Par Michelle Gumede
Revers slicé électrisant, manœuvre éclair du fauteuil roulant et Kgothatso Montjane, la joueuse de tennis handisport la mieux classée d'Afrique du Sud, s'arrête net, le regard conquérant fixé sur le court. La joueuse de 34 ans, pommettes saillantes et visage décidé, s'est hissée au sommet du classement mondial et a déjà participé à trois éditions des Jeux paralympiques, en attendant le rendez-vous de Tokyo cet été.
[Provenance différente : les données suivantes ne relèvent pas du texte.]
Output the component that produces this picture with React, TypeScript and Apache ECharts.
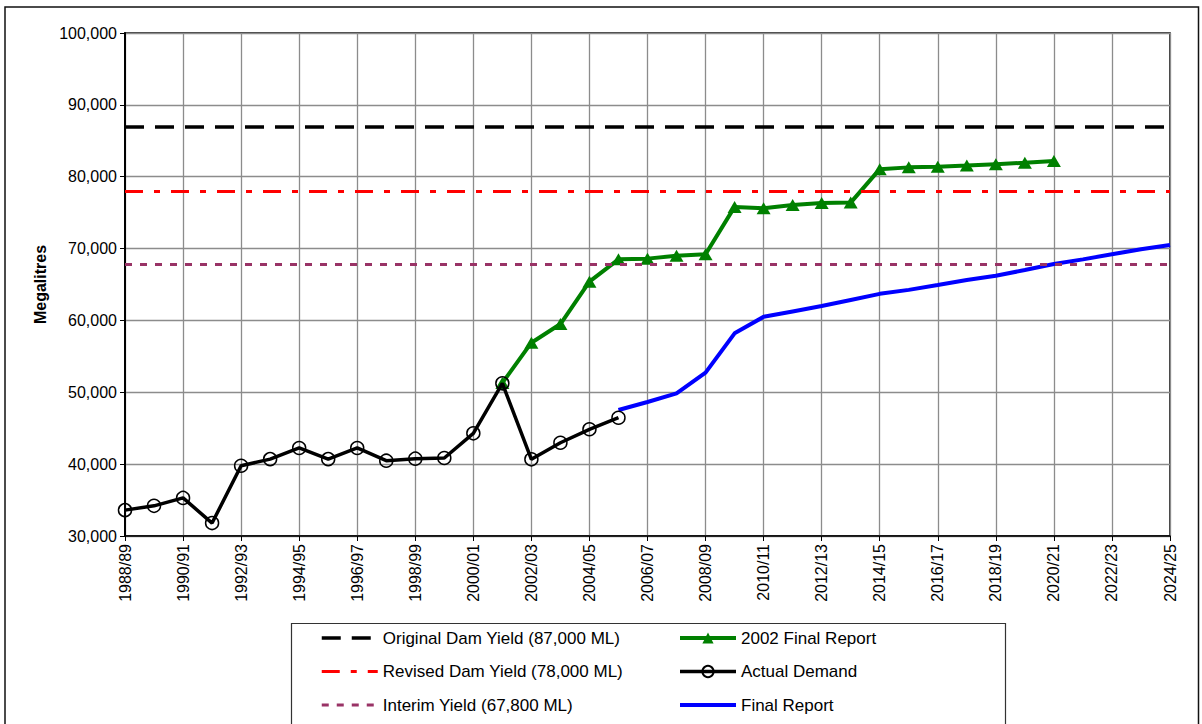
import React, { useEffect, useRef } from "react";
import * as echarts from "echarts";

// Financial years shown along the bottom axis
const categories = [
  "1988/89", "1989/90", "1990/91", "1991/92", "1992/93", "1993/94", "1994/95",
  "1995/96", "1996/97", "1997/98", "1998/99", "1999/00", "2000/01", "2001/02",
  "2002/03", "2003/04", "2004/05", "2005/06", "2006/07", "2007/08", "2008/09",
  "2009/10", "2010/11", "2011/12", "2012/13", "2013/14", "2014/15", "2015/16",
  "2016/17", "2017/18", "2018/19", "2019/20", "2020/21", "2021/22", "2022/23",
  "2023/24", "2024/25",
];

// Yield levels (ML)
const originalYield = 87000;
const revisedYield = 78000;
const interimYield = 67800;

// Actual demand, from 1988/89
const actualDemandStart = 0;
const actualDemand = [
  33600, 34200, 35300, 31800, 39780, 40700, 42250, 40700, 42250, 40480,
  40760, 40850, 44290, 51250, 40670, 42980, 44850, 46460,
];

// 2002 Final Report projection, from 2001/02
const report2002Start = 13;
const report2002 = [
  51300, 56900, 59500, 65400, 68500, 68600, 69000, 69200, 75800, 75600,
  76050, 76350, 76400, 81050, 81300, 81400, 81550, 81750, 81950, 82200,
];

// Final Report projection, from 2005/06
const finalReportStart = 17;
const finalReport = [
  47530, 48650, 49860, 52730, 58200, 60500, 61250, 62000, 62850, 63700,
  64250, 64930, 65620, 66220, 67020, 67850, 68500, 69200, 69900, 70500,
];

const yMin = 30000;
const yMax = 100000;
const yStep = 10000;

const FONT = "'Liberation Sans', Arial, sans-serif";

const fmt = (v: number) => v.toLocaleString("en-US");
const pad = (start: number, values: number[]) =>
  (new Array(start).fill(null) as (number | null)[]).concat(values);

// Horizontal yield level: a marker line with a legend entry drawn as a plain line
const yieldSeries = (name: string, value: number, color: string, width: number, dash: number[]) => ({
  name,
  type: "line",
  data: [],
  symbol: "none",
  itemStyle: { color: "transparent" },
  lineStyle: { color, width, type: dash },
  markLine: {
    silent: true,
    symbol: ["none", "none"],
    label: { show: false },
    lineStyle: { color, width, type: dash },
    data: [{ yAxis: value }],
  },
  z: 1,
});

export default function App() {
  const ref = useRef<HTMLDivElement>(null);

  useEffect(() => {
    const chart = echarts.init(ref.current!, null, { renderer: "svg" });

    const nOriginal = `Original Dam Yield (${fmt(originalYield)} ML)`;
    const nRevised = `Revised Dam Yield (${fmt(revisedYield)} ML)`;
    const nInterim = `Interim Yield (${fmt(interimYield)} ML)`;
    const nReport2002 = "2002 Final Report";
    const nActual = "Actual Demand";
    const nFinal = "Final Report";

    const legendText = { fontFamily: FONT, fontSize: 17, color: "#000", lineHeight: 17 };
    const legendBase = {
      orient: "vertical",
      top: 629.5,
      padding: 0,
      itemWidth: 56,
      itemHeight: 14,
      itemGap: 16.5,
      textStyle: legendText,
      lineStyle: { width: "inherit" },
      selectedMode: false,
    };

    chart.setOption({
      animation: false,
      backgroundColor: "#fff",
      textStyle: { fontFamily: FONT },
      grid: {
        left: 125,
        right: 32,
        top: 33,
        bottom: 188,
        show: true,
        borderColor: "#000",
        borderWidth: 1.5,
        backgroundColor: "transparent",
      },
      graphic: [
        {
          type: "rect",
          shape: { x: 5, y: 7, width: 1193.5, height: 740 },
          style: { fill: "none", stroke: "#111", lineWidth: 1.5 },
          silent: true,
          z: -10,
        },
        {
          type: "rect",
          shape: { x: 291.5, y: 623.5, width: 714, height: 120 },
          style: { fill: "#fff", stroke: "#333", lineWidth: 1.2 },
          silent: true,
          z: -5,
        },
      ],
      legend: [
        { ...legendBase, data: [nOriginal, nRevised, nInterim], left: 320 },
        { ...legendBase, data: [nReport2002, nActual, nFinal], left: 678 },
      ],
      xAxis: {
        type: "category",
        data: categories,
        boundaryGap: false,
        axisLine: { lineStyle: { color: "#000", width: 1.5 } },
        axisTick: { interval: 1, length: 5, lineStyle: { color: "#000", width: 1 } },
        axisLabel: {
          interval: 1,
          rotate: 90,
          fontSize: 16,
          fontFamily: FONT,
          color: "#000",
          margin: 8,
        },
        splitLine: { show: true, interval: 1, lineStyle: { color: "#8c8c8c", width: 1.3 } },
      },
      yAxis: {
        type: "value",
        min: yMin,
        max: yMax,
        interval: yStep,
        name: "Megalitres",
        nameLocation: "middle",
        nameRotate: 90,
        nameGap: 76,
        nameTextStyle: { fontFamily: FONT, fontSize: 16, fontWeight: "bold", color: "#000" },
        axisLine: { show: true, lineStyle: { color: "#000", width: 2 } },
        axisTick: { show: true, length: 5, lineStyle: { color: "#000", width: 1 } },
        axisLabel: {
          fontSize: 16,
          fontFamily: FONT,
          color: "#000",
          margin: 8,
          formatter: (v: number) => fmt(v),
        },
        splitLine: { show: true, lineStyle: { color: "#8c8c8c", width: 1.3 } },
      },
      series: [
        yieldSeries(nOriginal, originalYield, "#000", 3.5, [19, 11]),
        yieldSeries(nRevised, revisedYield, "#ff0000", 3, [18, 11, 6, 11]),
        yieldSeries(nInterim, interimYield, "#993366", 3, [7, 8]),
        {
          name: nFinal,
          type: "line",
          data: pad(finalReportStart, finalReport),
          symbol: "none",
          itemStyle: { color: "transparent" },
          lineStyle: { color: "#0000ff", width: 4 },
          z: 3,
        },
        {
          name: nReport2002,
          type: "line",
          data: pad(report2002Start, report2002),
          symbol: "triangle",
          symbolSize: [14, 12],
          showAllSymbol: true,
          itemStyle: { color: "#008000" },
          lineStyle: { color: "#008000", width: 4 },
          z: 4,
        },
        {
          name: nActual,
          type: "line",
          data: pad(actualDemandStart, actualDemand),
          symbol: "circle",
          symbolSize: 13,
          showAllSymbol: true,
          itemStyle: { color: "transparent", borderColor: "#000", borderWidth: 1.5 },
          lineStyle: { color: "#000", width: 3.5 },
          z: 5,
        },
      ],
    });

    return () => chart.dispose();
  }, []);

  return (
    <div
      ref={ref}
      style={{ position: "fixed", left: 0, top: 0, width: 1202, height: 724, background: "#fff" }}
    />
  );
}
1ère sud-africaine noire à Wimbledon
Attrapant la balle suivante, logée dans les jantes métalliques de son fauteuil spécialement conçu, la gauchère sert avec tant d'agilité et de précision qu'il est difficile de croire que cette pro a tenu sa première raquette un peu par hasard. Et franchement sur le tard, à 19 ans. "Je n'ai pas été soigneusement préparée à ça", reconnaît avec simplicité la sportive lors d'un entraînement à Pretoria. "Je dois rattraper mon retard, j'y consacre beaucoup d'heures. Pour devenir la meilleure, il faut travailler super dur". "KG", comme elle est surnommée, est entrée dans l'histoire en 2018 en devenant la toute première Sud-Africaine noire à participer à Wimbledon. Son prochain objectif : les Jeux paralympiques de Tokyo en août 2021. "Peu importe la couleur de la médaille. Si je peux me dépasser pour monter sur le podium, ce sera suffisant".
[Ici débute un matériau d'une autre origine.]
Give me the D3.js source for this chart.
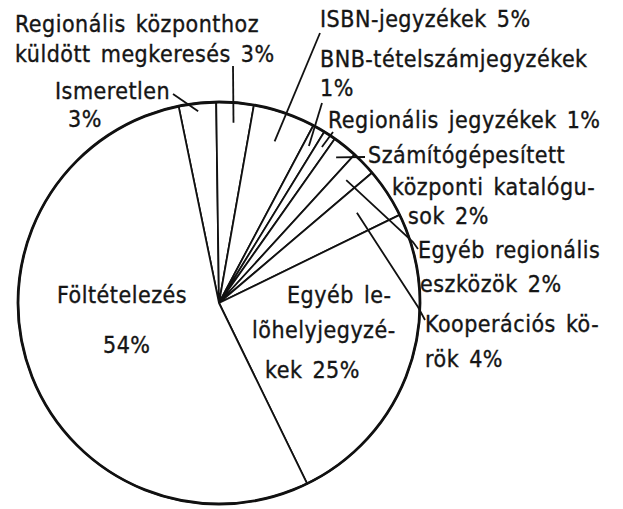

Stigmatisations et inadaptations
S'extirpant de sa chaise en titane et en fibre de carbone, l'as du tennis, qui mesure 1,54 m, porte une prothèse à la jambe gauche. Certains des doigts de sa main droite ne sont pas complètement formés. Née avec un défaut congénital dans la région rurale du Limpopo (nord-est), sa famille n'a jamais été gênée par son handicap et s'attendait à ce qu'elle aide à la maison comme toutes les filles du village. Mais dehors, elle était stigmatisée. "Malheureusement, quand on est enfant, on ne comprend pas pourquoi les gens nous fixent, nous regardent différemment", dit-elle. Ce n'est qu'à douze ans, lorsque sa famille parvient à l'inscrire dans une école adaptée, que son handicap commence à être pris en compte. Malgré le manque d'installations sportives, l'adolescente s'enthousiasme pour le basket, l'athlétisme et le tennis de table. Abasourdie lorsqu'elle est choisie par ses professeurs au hasard pour participer à un stage de tennis, elle joue contre d'autres enfants d'écoles spécialisées. "Nous n'avions même pas de court", dit-elle les yeux écarquillés. "Ils m'ont donné une raquette et j'ai dû me débrouiller", ajoute-t-elle en riant.
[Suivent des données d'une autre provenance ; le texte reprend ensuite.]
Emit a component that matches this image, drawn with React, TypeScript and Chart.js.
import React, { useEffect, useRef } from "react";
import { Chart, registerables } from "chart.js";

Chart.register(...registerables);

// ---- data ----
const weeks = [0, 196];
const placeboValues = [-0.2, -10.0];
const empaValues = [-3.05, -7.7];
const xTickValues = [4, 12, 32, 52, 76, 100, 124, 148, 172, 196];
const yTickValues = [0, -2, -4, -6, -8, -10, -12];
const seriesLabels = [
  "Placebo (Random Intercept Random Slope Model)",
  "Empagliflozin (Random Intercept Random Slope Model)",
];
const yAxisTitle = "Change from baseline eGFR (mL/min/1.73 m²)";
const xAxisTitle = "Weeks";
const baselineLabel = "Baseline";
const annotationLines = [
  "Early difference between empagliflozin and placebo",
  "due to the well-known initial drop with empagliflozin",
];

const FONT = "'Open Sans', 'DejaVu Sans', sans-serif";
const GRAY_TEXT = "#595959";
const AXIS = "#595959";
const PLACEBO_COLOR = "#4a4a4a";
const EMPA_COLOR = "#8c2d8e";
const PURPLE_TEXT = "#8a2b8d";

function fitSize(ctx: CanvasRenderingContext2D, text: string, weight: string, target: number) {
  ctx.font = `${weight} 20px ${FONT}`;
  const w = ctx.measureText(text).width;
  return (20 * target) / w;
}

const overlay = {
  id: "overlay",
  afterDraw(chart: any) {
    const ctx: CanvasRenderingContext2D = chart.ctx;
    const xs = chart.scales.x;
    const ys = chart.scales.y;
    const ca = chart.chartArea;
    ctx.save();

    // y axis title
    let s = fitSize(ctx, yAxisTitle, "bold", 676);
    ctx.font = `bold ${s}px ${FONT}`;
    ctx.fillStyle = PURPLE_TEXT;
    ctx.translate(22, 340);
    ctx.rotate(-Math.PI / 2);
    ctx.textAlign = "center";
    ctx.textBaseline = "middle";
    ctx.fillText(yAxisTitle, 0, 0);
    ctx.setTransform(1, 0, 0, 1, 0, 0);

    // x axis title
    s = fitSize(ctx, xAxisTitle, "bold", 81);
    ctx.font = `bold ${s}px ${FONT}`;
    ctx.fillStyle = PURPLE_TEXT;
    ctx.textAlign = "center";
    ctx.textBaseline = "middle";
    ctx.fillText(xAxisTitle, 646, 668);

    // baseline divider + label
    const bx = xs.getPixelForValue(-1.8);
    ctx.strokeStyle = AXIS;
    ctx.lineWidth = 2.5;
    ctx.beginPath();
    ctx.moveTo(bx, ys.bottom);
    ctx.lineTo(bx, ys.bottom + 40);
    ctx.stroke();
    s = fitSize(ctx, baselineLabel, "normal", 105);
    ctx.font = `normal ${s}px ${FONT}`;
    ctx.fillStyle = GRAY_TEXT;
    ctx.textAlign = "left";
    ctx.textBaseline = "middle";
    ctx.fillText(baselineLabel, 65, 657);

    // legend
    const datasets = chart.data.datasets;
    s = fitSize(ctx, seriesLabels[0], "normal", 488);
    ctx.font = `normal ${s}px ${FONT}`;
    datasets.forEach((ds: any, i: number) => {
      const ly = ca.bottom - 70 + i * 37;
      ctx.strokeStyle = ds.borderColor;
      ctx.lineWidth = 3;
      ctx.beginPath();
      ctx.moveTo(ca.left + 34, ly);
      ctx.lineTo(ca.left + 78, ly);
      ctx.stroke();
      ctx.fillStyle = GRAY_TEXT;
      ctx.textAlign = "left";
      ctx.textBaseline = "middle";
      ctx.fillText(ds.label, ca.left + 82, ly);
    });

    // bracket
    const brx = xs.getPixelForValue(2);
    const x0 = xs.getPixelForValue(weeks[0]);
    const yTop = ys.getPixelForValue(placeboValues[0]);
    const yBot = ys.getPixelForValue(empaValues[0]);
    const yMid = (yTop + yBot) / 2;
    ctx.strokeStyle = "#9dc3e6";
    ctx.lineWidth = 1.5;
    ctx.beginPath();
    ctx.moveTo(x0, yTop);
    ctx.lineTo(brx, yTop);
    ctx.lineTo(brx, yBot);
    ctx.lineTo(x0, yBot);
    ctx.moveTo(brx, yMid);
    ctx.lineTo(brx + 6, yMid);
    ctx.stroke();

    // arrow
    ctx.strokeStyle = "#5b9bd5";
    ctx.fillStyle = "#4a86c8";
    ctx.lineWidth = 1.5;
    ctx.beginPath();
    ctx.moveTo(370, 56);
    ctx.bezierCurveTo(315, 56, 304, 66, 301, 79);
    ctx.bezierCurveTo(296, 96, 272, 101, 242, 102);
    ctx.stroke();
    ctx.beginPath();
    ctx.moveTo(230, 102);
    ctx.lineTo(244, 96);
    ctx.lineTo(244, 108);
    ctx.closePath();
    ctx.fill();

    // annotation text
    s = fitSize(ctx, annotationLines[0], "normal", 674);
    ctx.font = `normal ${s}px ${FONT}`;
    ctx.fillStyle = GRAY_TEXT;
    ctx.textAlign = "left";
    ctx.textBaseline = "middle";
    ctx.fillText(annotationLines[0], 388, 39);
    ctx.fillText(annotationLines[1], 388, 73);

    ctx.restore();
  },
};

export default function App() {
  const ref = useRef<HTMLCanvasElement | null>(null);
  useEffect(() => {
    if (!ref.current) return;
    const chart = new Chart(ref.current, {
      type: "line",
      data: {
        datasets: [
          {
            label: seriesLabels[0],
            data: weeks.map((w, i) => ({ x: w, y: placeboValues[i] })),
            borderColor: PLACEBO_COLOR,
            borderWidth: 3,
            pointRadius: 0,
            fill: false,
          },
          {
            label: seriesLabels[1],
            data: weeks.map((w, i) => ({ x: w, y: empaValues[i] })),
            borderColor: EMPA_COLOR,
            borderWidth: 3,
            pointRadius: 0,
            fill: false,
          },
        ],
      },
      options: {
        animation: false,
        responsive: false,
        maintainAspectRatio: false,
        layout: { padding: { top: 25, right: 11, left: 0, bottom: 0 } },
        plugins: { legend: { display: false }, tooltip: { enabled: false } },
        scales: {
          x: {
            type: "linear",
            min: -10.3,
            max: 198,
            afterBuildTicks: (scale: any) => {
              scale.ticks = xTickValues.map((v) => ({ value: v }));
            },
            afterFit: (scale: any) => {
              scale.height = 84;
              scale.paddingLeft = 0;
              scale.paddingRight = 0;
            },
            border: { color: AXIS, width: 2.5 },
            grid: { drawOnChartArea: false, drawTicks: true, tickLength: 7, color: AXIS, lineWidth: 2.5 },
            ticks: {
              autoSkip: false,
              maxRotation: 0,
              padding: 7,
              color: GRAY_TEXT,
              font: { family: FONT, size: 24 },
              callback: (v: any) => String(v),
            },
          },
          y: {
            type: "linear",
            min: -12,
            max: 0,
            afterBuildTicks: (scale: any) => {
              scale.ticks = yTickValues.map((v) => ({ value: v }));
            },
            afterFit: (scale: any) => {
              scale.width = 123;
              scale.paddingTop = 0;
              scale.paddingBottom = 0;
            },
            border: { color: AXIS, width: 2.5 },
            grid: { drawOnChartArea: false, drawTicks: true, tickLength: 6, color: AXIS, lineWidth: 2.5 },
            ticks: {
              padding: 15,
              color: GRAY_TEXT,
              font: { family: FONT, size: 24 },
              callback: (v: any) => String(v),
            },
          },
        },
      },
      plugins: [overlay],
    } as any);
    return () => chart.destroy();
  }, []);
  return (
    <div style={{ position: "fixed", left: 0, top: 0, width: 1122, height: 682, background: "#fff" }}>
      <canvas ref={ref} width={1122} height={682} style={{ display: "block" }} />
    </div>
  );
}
Para-tennis : seul handisport proposé
La jeune femme continue le tennis, pratiquant dans le hall du lycée. "Nous devions diviser l'espace avec des chaises, il n'y avait pas de filet", se souvient-elle. En rentrant à l'université, elle est persuadée que tout ça est derrière elle. Mais le tennis en fauteuil roulant était alors "le seul" handisport proposé. "Et j'adore faire du sport. Alors j'ai rejoint le groupe, pas vraiment le choix", ajoute-t-elle, précisant rapidement que ses équipiers l'ont aidée à professionnaliser son style de jeu. Il est 19 heures. Elle sert encore, l'effort est invisible. Elle se déplace avec la grâce d'une ballerine, poussant rapidement son adversaire valide à réclamer une pause pour boire. Attachée dans la chaise, au niveau des mollets et de la taille, toute sa force se concentre dans le haut du corps et les bras. "Tout est pareil, sauf que n'avons pas de mouvements latéraux, on doit bouger de façon plus circulaire". Et que les règles permettent à la balle deux rebonds.